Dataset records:
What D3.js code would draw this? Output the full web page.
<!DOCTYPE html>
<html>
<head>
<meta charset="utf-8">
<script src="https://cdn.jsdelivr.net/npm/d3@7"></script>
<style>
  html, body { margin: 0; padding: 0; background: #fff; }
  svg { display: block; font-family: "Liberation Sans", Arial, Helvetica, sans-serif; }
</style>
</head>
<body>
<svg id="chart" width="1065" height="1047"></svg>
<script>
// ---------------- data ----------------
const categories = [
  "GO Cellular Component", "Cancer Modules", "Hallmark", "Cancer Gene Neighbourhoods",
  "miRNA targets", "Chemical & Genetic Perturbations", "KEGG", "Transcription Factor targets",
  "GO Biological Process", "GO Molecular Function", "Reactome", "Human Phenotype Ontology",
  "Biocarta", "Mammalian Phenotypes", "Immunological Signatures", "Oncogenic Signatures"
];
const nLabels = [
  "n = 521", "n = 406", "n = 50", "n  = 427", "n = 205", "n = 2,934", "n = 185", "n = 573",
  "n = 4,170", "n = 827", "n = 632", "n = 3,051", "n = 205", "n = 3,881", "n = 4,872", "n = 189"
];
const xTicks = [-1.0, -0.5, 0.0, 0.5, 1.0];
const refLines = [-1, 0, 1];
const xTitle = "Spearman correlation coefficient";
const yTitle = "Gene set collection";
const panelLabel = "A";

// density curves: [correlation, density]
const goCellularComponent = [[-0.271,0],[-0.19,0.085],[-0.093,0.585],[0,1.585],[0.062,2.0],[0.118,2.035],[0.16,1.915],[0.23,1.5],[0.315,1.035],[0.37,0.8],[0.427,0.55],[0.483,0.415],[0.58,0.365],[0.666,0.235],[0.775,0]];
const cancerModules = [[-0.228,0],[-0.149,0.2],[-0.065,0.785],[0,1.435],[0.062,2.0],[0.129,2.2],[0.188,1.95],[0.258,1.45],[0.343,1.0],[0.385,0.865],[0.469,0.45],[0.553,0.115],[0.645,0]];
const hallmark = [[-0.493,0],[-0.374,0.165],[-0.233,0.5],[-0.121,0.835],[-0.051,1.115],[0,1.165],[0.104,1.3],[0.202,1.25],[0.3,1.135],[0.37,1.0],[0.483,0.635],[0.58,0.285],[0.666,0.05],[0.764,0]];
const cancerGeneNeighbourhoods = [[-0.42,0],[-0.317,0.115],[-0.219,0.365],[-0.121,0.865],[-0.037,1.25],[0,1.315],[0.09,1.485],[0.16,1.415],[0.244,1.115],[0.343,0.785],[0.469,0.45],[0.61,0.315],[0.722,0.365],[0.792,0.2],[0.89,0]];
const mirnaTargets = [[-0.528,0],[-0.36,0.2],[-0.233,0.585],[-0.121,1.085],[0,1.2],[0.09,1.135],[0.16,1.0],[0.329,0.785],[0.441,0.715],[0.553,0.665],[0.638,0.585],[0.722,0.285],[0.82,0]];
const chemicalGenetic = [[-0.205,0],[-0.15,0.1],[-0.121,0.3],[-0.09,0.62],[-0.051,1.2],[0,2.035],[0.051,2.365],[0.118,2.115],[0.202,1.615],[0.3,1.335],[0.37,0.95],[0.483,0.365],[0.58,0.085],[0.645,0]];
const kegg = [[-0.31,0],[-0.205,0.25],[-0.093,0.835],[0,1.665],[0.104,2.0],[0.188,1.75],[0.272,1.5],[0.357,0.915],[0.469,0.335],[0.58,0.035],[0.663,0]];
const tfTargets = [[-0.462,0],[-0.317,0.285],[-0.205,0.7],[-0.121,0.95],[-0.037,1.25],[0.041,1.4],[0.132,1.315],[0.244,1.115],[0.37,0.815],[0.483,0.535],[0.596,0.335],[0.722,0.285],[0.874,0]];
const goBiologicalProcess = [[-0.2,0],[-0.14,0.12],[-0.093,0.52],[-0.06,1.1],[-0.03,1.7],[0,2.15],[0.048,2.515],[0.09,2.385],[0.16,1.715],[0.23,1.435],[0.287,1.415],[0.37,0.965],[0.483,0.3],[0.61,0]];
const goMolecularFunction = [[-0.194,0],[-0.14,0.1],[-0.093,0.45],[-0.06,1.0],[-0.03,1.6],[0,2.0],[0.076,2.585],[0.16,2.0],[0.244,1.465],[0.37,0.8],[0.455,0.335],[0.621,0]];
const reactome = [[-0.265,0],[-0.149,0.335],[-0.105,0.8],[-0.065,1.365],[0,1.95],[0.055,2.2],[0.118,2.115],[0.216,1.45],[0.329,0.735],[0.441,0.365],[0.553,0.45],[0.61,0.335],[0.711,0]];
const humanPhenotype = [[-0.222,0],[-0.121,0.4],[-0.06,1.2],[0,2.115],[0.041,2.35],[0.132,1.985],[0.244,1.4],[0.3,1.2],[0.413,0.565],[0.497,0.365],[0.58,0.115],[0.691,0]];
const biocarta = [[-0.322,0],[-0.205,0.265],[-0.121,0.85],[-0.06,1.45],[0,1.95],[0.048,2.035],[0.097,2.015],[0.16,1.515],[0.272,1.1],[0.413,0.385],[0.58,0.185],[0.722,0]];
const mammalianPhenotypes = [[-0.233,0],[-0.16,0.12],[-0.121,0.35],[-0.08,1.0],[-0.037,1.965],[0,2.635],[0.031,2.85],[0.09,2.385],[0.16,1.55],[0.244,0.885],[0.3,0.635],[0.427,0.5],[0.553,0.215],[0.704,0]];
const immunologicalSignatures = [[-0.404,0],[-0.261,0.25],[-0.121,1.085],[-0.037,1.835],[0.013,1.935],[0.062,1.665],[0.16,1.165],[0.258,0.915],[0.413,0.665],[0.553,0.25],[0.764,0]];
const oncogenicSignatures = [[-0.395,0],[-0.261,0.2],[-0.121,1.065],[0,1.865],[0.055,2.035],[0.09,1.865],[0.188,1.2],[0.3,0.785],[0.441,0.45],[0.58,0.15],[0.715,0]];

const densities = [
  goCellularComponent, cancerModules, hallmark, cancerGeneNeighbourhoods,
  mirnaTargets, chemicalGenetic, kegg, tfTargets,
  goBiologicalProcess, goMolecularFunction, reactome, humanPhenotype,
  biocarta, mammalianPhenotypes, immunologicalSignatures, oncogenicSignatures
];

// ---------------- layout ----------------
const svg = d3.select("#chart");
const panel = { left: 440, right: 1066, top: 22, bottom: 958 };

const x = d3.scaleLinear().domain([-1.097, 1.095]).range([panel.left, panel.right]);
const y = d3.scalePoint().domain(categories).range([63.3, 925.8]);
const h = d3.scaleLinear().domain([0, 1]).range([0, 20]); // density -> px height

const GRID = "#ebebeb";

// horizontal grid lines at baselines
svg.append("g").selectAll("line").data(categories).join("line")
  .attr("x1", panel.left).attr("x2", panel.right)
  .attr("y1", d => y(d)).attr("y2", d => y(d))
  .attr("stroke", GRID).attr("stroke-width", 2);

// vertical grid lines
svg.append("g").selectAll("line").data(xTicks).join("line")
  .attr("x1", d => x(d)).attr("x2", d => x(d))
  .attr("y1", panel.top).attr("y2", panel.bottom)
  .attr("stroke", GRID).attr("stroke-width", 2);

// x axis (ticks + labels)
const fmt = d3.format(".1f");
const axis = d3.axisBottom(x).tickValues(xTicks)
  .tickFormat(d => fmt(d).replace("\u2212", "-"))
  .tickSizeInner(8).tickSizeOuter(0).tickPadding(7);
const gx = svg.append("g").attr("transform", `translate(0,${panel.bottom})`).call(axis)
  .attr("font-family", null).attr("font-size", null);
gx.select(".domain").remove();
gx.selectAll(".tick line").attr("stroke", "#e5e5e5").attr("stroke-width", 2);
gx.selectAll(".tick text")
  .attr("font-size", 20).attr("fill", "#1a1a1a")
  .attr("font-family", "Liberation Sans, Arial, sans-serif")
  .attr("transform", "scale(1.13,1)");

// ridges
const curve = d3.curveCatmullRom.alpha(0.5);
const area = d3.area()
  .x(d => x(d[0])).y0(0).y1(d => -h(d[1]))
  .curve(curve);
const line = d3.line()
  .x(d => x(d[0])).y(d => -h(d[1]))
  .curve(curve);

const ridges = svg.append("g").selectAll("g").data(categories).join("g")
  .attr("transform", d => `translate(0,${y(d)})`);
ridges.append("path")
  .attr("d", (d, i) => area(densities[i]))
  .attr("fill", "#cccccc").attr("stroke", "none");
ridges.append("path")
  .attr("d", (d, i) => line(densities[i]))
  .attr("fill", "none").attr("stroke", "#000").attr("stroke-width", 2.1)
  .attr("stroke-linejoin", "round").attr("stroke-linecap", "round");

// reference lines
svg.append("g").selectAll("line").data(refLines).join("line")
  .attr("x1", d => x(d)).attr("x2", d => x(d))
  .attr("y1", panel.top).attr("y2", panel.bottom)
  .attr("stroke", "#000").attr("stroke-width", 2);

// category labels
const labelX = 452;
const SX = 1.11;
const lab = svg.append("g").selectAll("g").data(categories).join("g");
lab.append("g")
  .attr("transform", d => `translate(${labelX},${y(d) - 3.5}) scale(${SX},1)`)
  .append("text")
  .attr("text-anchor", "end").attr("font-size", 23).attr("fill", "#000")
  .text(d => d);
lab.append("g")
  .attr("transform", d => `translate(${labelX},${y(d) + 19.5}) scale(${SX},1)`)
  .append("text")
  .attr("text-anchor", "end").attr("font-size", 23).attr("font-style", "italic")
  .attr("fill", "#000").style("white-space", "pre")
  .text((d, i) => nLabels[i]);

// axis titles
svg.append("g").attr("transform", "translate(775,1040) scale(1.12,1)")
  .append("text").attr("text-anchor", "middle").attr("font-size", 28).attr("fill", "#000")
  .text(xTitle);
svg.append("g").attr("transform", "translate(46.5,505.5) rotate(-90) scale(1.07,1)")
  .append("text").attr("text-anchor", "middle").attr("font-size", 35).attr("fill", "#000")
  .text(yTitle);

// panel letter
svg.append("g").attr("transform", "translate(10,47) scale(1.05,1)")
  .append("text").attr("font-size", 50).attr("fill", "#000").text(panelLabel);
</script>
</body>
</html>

...

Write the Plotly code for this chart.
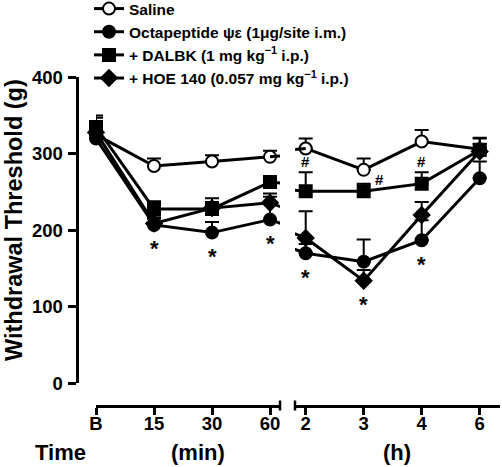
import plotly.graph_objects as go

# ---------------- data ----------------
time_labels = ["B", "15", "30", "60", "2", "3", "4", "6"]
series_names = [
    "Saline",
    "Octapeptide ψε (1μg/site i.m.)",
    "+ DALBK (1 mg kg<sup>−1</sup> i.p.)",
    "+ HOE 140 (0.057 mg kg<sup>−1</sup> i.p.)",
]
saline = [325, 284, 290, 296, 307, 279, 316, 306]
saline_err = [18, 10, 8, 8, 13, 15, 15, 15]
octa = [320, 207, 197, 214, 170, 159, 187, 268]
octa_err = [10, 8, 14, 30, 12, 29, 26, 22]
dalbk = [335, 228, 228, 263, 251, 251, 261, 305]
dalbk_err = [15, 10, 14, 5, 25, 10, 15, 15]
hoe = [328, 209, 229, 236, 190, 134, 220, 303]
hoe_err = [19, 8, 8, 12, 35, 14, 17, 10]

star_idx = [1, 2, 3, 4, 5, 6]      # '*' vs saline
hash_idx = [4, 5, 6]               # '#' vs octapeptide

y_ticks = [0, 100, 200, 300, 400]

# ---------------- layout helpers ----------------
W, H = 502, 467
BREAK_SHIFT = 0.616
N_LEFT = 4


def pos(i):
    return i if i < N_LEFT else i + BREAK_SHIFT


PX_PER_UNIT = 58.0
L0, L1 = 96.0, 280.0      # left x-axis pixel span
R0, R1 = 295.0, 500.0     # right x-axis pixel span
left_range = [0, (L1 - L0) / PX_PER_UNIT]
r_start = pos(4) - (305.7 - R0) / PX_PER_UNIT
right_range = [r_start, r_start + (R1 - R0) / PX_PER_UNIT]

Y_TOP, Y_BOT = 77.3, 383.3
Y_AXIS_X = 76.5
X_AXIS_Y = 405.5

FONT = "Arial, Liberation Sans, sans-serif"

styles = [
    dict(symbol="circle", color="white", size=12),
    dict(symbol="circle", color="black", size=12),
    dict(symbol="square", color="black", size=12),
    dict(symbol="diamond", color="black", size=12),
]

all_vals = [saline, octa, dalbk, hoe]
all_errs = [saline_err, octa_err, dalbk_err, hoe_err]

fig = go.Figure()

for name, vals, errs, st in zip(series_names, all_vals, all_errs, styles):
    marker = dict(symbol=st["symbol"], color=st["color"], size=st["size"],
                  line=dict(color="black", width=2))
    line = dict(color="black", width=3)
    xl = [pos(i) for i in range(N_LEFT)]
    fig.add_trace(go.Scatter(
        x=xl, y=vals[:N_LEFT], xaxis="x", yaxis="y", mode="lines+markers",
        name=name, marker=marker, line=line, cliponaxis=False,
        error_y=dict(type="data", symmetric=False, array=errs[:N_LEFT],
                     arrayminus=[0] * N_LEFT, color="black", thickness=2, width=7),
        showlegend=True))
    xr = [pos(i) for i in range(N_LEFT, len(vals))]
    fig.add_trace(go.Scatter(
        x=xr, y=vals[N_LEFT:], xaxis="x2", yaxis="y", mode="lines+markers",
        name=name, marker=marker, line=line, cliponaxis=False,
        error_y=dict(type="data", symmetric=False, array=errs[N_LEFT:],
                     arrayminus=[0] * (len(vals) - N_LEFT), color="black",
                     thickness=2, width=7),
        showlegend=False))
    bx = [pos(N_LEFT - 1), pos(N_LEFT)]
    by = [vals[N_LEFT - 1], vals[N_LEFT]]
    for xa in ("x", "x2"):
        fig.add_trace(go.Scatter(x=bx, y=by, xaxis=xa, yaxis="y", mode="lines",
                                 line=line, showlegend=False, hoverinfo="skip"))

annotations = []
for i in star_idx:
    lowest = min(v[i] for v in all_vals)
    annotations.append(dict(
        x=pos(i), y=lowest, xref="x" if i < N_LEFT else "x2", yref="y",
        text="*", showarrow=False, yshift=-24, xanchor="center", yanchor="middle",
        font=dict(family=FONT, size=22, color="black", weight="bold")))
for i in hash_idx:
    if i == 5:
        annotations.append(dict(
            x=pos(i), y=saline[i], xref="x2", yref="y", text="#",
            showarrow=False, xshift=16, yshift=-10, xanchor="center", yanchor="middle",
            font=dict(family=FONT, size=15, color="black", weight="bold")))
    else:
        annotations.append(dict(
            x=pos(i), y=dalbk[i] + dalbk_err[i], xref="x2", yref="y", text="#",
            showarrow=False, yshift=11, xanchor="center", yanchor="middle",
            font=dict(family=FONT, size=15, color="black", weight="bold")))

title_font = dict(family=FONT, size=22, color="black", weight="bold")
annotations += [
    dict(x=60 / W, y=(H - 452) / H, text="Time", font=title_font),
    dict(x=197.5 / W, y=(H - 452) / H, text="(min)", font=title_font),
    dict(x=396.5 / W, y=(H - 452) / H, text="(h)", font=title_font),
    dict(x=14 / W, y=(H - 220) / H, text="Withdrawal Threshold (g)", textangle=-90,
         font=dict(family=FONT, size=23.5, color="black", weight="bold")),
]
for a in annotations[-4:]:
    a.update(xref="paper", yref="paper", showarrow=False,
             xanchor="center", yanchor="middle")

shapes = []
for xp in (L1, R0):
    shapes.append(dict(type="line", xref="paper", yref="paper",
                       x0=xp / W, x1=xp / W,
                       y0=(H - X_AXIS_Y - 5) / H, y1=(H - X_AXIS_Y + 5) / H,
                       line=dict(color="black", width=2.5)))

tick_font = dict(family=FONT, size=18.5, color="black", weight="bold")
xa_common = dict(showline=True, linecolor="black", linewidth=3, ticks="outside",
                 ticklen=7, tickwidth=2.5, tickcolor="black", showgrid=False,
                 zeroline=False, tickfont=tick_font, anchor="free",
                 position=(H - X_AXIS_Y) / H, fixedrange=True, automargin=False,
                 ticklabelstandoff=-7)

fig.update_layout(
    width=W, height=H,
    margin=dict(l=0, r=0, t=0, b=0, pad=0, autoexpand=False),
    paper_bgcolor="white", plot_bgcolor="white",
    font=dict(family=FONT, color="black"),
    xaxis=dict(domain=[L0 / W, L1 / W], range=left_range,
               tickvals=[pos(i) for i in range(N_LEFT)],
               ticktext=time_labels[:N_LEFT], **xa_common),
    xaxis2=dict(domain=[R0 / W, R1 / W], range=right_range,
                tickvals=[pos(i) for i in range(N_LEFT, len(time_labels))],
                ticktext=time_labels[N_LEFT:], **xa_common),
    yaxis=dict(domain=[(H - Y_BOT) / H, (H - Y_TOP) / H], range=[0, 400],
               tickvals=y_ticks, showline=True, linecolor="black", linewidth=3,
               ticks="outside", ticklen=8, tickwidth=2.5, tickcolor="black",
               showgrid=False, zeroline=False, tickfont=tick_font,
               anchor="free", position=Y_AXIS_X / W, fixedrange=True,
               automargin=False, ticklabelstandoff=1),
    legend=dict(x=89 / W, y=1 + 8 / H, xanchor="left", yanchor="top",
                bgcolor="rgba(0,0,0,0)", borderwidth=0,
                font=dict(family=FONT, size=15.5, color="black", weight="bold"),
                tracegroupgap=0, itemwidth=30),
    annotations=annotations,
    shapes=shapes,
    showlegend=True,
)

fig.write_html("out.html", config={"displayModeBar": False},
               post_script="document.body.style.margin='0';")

---

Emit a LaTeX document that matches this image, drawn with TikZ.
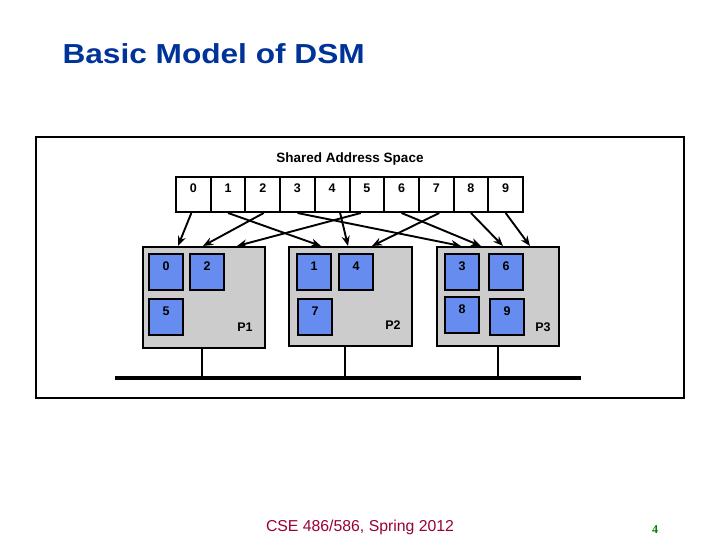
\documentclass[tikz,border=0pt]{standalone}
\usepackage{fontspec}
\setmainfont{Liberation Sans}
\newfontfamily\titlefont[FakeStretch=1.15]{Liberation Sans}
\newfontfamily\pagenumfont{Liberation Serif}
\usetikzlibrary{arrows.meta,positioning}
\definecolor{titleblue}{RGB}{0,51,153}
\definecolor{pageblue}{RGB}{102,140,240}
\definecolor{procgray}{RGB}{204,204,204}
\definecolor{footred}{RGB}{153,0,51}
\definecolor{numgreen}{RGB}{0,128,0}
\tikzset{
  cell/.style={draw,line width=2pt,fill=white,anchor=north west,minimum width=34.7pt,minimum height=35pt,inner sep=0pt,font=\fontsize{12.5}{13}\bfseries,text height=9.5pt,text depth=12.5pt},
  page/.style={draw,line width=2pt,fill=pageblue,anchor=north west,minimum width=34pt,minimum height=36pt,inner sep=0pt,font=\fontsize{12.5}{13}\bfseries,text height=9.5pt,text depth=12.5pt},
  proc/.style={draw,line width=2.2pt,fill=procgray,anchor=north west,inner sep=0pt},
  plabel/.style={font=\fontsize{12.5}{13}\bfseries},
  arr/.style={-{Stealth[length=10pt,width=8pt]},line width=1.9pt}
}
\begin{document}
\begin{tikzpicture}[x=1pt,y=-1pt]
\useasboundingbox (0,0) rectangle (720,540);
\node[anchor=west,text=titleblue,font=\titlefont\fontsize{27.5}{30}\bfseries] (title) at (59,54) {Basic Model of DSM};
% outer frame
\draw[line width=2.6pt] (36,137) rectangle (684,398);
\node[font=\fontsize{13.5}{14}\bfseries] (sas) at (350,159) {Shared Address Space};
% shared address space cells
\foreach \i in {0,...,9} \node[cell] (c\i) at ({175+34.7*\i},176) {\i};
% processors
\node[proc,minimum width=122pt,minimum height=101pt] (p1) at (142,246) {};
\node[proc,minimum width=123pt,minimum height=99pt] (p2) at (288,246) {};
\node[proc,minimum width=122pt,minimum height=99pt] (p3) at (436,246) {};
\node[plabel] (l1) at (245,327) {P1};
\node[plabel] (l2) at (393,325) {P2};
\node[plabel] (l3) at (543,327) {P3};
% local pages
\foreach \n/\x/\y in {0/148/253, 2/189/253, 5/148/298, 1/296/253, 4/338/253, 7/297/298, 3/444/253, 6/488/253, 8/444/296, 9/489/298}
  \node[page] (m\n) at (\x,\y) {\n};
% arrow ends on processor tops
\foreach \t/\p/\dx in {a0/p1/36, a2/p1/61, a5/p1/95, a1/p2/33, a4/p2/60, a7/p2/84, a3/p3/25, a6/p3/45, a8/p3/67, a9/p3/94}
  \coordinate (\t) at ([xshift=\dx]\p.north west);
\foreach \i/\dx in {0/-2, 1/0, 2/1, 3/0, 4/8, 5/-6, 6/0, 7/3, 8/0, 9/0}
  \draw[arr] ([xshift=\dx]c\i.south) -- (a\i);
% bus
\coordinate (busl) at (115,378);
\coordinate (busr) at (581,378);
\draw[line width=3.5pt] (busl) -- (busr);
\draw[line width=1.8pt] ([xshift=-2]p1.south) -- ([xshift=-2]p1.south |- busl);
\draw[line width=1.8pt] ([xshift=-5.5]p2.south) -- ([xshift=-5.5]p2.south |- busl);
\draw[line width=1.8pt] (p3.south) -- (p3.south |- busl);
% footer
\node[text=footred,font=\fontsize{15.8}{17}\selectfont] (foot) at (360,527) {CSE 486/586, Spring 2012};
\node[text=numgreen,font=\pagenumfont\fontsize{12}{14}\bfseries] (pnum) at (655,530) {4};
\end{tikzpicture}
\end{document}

### PROBLEM:
Omit the pictures. Extract exactly the lines that begin with the one holding "Write the Plotly code for this chart." and end with the one holding "fig = go.Figure()", inclusive.

### RESULT OF THIS EXERCISE:
Write the Plotly code for this chart.
import plotly.graph_objects as go

# ---------------- data ----------------
time_labels = ["B", "15", "30", "60", "2", "3", "4", "6"]
series_names = [
    "Saline",
    "Octapeptide ψε (1μg/site i.m.)",
    "+ DALBK (1 mg kg<sup>−1</sup> i.p.)",
    "+ HOE 140 (0.057 mg kg<sup>−1</sup> i.p.)",
]
saline = [325, 284, 290, 296, 307, 279, 316, 306]
saline_err = [18, 10, 8, 8, 13, 15, 15, 15]
octa = [320, 207, 197, 214, 170, 159, 187, 268]
octa_err = [10, 8, 14, 30, 12, 29, 26, 22]
dalbk = [335, 228, 228, 263, 251, 251, 261, 305]
dalbk_err = [15, 10, 14, 5, 25, 10, 15, 15]
hoe = [328, 209, 229, 236, 190, 134, 220, 303]
hoe_err = [19, 8, 8, 12, 35, 14, 17, 10]

star_idx = [1, 2, 3, 4, 5, 6]      # '*' vs saline
hash_idx = [4, 5, 6]               # '#' vs octapeptide

y_ticks = [0, 100, 200, 300, 400]

# ---------------- layout helpers ----------------
W, H = 502, 467
BREAK_SHIFT = 0.616
N_LEFT = 4


def pos(i):
    return i if i < N_LEFT else i + BREAK_SHIFT


PX_PER_UNIT = 58.0
L0, L1 = 96.0, 280.0      # left x-axis pixel span
R0, R1 = 295.0, 500.0     # right x-axis pixel span
left_range = [0, (L1 - L0) / PX_PER_UNIT]
r_start = pos(4) - (305.7 - R0) / PX_PER_UNIT
right_range = [r_start, r_start + (R1 - R0) / PX_PER_UNIT]

Y_TOP, Y_BOT = 77.3, 383.3
Y_AXIS_X = 76.5
X_AXIS_Y = 405.5

FONT = "Arial, Liberation Sans, sans-serif"

styles = [
    dict(symbol="circle", color="white", size=12),
    dict(symbol="circle", color="black", size=12),
    dict(symbol="square", color="black", size=12),
    dict(symbol="diamond", color="black", size=12),
]

all_vals = [saline, octa, dalbk, hoe]
all_errs = [saline_err, octa_err, dalbk_err, hoe_err]

fig = go.Figure()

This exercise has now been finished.